# [Records shown]
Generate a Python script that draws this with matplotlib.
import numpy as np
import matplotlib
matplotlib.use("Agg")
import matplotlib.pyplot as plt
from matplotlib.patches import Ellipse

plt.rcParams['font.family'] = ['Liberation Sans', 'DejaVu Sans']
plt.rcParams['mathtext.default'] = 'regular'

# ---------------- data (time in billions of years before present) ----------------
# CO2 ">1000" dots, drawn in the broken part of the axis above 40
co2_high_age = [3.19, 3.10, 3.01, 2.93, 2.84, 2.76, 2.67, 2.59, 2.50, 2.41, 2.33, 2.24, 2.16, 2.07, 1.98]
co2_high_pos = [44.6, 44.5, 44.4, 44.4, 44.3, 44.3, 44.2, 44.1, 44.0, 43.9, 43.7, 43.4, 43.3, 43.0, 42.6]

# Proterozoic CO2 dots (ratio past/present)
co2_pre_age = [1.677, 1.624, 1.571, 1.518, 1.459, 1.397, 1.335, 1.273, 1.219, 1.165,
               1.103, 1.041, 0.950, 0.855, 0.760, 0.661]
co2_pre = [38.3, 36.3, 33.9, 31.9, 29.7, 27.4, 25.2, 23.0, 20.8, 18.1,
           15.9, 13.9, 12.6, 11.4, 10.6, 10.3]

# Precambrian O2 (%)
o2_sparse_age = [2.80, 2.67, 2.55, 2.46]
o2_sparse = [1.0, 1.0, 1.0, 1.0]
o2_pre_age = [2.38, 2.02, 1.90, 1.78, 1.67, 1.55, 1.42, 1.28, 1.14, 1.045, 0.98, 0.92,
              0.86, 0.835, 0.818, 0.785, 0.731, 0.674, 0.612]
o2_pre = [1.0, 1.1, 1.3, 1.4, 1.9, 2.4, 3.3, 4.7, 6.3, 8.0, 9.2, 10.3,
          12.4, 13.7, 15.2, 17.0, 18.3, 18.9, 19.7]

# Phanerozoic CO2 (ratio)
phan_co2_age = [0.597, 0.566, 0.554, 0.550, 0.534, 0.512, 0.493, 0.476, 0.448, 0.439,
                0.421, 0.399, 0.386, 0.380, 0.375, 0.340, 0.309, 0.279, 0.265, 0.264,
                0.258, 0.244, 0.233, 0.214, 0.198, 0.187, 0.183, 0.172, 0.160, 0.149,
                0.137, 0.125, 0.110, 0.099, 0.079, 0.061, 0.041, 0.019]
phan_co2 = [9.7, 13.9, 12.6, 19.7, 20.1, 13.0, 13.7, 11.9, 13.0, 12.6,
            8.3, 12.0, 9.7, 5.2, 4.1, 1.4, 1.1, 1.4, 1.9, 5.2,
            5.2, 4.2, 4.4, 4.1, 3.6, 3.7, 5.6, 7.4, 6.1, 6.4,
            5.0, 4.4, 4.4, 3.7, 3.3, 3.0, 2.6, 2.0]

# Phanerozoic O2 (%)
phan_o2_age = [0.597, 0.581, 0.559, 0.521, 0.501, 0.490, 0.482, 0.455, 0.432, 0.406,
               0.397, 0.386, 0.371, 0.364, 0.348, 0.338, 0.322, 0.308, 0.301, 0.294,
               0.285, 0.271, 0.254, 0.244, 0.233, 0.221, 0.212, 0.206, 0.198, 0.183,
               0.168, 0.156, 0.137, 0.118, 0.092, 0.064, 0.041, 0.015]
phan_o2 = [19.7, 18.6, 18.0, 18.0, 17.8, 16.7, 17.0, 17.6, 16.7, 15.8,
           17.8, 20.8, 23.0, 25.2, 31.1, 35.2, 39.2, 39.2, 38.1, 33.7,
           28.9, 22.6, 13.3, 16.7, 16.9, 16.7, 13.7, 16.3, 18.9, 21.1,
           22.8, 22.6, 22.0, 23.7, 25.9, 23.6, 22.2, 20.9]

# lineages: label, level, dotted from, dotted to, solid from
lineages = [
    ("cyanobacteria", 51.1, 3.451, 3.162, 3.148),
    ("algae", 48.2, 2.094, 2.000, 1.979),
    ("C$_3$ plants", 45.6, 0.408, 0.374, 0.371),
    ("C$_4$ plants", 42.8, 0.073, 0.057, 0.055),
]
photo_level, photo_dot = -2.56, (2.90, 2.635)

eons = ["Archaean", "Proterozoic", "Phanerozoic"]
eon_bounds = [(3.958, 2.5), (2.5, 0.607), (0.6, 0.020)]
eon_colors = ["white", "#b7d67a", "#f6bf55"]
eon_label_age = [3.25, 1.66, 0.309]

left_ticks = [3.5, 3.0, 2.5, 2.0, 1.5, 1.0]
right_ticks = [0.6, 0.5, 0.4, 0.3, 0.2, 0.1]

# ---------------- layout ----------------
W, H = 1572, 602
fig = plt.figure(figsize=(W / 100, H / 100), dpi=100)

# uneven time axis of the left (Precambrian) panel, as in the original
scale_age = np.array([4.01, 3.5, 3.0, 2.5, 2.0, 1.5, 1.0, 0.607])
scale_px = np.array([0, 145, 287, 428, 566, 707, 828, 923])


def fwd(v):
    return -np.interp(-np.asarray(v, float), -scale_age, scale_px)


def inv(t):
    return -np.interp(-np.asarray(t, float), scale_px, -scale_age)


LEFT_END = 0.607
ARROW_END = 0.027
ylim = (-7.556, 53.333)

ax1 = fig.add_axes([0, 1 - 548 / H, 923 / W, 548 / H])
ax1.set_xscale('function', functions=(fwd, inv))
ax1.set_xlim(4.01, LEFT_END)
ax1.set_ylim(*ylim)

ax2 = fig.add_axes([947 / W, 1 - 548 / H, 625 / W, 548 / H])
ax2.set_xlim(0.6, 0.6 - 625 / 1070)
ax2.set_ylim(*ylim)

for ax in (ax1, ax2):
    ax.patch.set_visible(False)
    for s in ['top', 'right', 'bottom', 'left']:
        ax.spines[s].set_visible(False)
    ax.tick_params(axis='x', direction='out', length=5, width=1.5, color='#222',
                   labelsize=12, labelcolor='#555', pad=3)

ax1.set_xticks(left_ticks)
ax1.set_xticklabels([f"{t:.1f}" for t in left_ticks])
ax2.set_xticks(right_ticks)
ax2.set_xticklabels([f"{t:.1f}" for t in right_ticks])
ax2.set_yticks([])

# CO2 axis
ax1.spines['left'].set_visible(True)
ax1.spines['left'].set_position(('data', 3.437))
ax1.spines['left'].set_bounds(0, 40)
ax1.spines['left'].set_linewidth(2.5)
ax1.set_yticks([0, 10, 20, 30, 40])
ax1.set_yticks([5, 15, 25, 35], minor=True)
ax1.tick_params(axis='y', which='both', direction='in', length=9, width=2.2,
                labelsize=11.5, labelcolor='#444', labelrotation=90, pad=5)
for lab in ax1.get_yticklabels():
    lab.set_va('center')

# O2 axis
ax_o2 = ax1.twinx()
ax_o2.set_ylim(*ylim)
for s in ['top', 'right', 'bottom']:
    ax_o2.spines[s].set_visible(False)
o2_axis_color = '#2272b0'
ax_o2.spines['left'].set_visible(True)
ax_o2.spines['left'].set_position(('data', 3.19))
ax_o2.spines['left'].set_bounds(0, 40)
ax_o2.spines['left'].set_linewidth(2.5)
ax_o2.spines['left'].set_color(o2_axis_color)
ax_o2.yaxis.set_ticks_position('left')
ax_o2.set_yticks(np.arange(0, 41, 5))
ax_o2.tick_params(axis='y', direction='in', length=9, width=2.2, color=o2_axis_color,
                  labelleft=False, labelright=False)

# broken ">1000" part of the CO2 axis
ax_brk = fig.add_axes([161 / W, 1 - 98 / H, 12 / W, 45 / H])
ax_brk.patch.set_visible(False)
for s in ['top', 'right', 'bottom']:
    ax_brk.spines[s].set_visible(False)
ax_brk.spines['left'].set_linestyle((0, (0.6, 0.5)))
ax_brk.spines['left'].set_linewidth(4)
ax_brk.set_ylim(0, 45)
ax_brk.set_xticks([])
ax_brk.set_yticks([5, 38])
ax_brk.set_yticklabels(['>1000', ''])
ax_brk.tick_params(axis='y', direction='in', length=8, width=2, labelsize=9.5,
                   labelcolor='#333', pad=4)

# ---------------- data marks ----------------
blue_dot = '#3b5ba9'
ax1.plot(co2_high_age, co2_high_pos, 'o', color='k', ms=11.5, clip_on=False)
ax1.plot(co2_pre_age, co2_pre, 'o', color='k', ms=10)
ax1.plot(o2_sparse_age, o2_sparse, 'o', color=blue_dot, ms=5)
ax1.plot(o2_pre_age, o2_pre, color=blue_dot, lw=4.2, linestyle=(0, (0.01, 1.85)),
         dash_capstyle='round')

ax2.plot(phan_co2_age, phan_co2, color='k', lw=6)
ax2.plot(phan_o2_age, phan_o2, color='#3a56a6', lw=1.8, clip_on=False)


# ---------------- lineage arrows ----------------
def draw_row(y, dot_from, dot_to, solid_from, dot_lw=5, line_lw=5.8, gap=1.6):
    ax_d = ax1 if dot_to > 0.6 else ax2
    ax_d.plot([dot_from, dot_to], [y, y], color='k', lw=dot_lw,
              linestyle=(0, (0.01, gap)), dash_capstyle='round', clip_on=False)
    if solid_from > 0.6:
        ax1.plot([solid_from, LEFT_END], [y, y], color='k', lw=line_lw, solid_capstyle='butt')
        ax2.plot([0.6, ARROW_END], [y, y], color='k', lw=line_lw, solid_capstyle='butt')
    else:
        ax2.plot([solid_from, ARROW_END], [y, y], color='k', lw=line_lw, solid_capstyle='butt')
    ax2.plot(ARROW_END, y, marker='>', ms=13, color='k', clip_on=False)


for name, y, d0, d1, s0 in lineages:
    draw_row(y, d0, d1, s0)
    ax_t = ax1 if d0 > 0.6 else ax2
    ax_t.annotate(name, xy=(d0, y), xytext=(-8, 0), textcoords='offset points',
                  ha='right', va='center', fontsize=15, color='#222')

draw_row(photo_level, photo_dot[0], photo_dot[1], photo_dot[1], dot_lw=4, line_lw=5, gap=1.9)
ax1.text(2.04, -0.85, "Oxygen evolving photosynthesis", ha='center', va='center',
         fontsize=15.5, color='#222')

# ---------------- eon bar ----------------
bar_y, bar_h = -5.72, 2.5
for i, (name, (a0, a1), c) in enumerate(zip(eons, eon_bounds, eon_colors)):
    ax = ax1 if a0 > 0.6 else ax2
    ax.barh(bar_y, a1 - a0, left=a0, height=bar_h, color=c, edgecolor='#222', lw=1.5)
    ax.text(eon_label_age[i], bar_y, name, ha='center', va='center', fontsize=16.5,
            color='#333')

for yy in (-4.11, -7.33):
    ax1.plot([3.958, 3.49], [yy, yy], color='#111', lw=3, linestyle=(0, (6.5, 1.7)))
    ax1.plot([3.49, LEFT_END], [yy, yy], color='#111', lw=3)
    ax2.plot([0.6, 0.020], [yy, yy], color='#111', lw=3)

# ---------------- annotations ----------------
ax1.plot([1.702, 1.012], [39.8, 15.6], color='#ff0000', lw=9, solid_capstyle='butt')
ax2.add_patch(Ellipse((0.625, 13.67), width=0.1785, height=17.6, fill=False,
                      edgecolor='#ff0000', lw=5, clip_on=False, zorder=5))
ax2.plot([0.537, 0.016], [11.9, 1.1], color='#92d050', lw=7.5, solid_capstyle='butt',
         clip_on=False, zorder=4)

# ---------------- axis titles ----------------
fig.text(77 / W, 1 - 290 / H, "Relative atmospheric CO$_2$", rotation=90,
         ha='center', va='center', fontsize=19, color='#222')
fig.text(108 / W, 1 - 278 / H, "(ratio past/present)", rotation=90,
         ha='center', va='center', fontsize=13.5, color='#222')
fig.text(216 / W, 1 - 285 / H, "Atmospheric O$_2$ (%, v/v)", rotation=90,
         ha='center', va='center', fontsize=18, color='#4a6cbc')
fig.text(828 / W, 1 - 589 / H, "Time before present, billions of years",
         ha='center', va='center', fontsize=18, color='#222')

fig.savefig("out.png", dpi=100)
* * *
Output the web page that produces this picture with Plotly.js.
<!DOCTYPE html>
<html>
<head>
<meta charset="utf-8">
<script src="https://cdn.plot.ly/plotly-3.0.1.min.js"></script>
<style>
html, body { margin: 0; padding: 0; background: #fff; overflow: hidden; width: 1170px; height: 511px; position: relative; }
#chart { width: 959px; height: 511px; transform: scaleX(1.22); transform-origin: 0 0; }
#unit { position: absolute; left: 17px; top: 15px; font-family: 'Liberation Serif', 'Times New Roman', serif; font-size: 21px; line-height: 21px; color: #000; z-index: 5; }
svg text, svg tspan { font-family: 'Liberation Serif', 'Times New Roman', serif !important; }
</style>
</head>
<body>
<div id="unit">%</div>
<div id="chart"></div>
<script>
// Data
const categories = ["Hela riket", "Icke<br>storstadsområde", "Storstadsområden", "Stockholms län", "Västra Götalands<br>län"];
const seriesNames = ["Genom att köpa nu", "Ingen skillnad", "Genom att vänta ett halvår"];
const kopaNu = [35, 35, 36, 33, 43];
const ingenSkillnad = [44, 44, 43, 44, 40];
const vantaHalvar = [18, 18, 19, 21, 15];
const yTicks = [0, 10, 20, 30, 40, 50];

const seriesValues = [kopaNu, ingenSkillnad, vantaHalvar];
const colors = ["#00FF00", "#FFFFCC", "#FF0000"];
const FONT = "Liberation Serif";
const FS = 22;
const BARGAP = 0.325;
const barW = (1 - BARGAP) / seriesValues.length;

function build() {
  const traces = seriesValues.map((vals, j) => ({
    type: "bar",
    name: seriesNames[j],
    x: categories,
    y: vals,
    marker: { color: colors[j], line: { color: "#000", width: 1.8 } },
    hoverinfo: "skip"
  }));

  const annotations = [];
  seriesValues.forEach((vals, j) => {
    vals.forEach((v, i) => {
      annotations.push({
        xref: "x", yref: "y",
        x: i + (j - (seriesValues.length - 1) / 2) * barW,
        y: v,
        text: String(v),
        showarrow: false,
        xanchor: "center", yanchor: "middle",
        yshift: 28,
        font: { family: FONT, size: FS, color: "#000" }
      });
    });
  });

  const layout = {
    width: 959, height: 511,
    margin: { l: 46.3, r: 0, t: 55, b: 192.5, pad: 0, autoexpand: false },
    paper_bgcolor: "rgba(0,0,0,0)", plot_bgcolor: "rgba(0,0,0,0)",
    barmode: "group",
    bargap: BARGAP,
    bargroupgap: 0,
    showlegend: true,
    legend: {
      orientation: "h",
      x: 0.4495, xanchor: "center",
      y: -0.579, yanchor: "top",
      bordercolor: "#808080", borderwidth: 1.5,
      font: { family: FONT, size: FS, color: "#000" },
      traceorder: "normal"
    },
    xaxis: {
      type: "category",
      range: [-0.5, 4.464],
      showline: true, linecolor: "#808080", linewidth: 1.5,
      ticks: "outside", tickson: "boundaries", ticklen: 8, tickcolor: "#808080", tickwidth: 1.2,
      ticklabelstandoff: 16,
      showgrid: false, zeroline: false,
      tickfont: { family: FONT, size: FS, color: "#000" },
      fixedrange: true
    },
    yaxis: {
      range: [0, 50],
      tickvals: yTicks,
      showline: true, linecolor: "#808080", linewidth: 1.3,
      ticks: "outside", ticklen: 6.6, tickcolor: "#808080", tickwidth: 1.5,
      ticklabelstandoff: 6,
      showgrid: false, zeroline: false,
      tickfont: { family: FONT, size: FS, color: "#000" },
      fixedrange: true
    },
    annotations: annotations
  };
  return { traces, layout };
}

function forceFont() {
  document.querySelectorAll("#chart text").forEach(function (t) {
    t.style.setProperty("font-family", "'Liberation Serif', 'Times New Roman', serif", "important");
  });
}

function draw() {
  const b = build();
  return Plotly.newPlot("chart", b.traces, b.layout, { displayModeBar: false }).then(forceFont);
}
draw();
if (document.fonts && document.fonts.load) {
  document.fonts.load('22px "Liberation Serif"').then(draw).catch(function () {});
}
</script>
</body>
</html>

# [Stated problem]
Only the lines from the one containing "Generate a Python" through the one containing "43.3, 43.0, 42.6]" are to be extracted, exactly as they appear, with both ends included.

# [Solution]
Generate a Python script that draws this with matplotlib.
import numpy as np
import matplotlib
matplotlib.use("Agg")
import matplotlib.pyplot as plt
from matplotlib.patches import Ellipse

plt.rcParams['font.family'] = ['Liberation Sans', 'DejaVu Sans']
plt.rcParams['mathtext.default'] = 'regular'

# ---------------- data (time in billions of years before present) ----------------
# CO2 ">1000" dots, drawn in the broken part of the axis above 40
co2_high_age = [3.19, 3.10, 3.01, 2.93, 2.84, 2.76, 2.67, 2.59, 2.50, 2.41, 2.33, 2.24, 2.16, 2.07, 1.98]
co2_high_pos = [44.6, 44.5, 44.4, 44.4, 44.3, 44.3, 44.2, 44.1, 44.0, 43.9, 43.7, 43.4, 43.3, 43.0, 42.6]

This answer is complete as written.